The Time Machine owes its status, I think, to:

its discussion of the nature of Time (I disagree with everything that is said but the point is that there is a discussion);

its vivid descriptions both of time travelling and of several future periods;

its vision of the future and sunset of mankind;

its characterization;

its hints at curious possibilities of anachronism and of utter confusion;

its final mystery about when the Time Traveller went and whether he will return;

its poetic descriptions of the past ages when he might have gone.

Enthusiasts for time travel fiction rightly value Poul Anderson's several contributions to this sub-genre although these works have not become "literature."

5 comments:

Sean M. Brooks said...

Kaor, Paul!

I believe some of Anderson's works deserves to be become "literature," in the upper case L sense.

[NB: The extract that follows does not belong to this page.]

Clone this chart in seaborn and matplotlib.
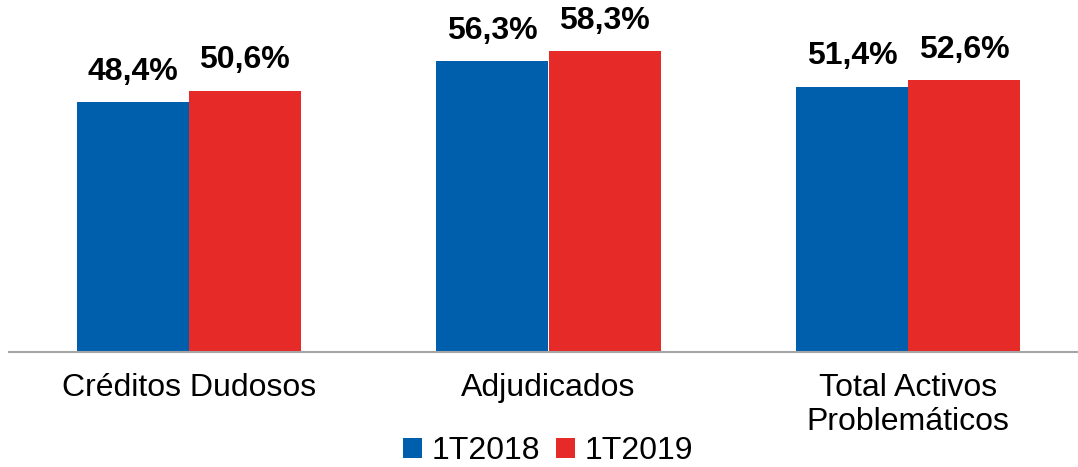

Unfortunately, Asimov's FOUNDATION series has undeservedly gained the status of becoming permanently available "literature," which baffles me when I can see how flawed those stories are.

Ad astra! Seam

paulshackley2017@gmail.com said...

Sean,

What we think deserves to become literature and what does in fact become literature are two different things.

I do not think that Asimov willlast.

Paul.

paulshackley2017@gmail.com said...

will last

S.M. Stirling said...

Wells was a very perceptive writer; he was also writing at the very beginning of time travel as a literary form.

Agreed on Asimov. He had some interesting ideas but as a -writer- he wasn't anywhere near Anderson's quality.

Sean M. Brooks said...

Kaor, Paul and Mr. Stirling!

Paul: I get frustrated whenever I go to a bookstore and see Asimov's overrated FOUNDATION books but nothing by Anderson!

I don't think most of what Asimov wrote has what it takes to last.

Mr. Stirling: I agree Wells was often perceptive in his best stories.

Ditto, what you said about Asimov. He had some interesting Big Ideas in the original FOUNDATION stories, which explains why I was so fascinated by them as a boy. But I was tiring of his stories by the time THE GODS THEMSELVES came out.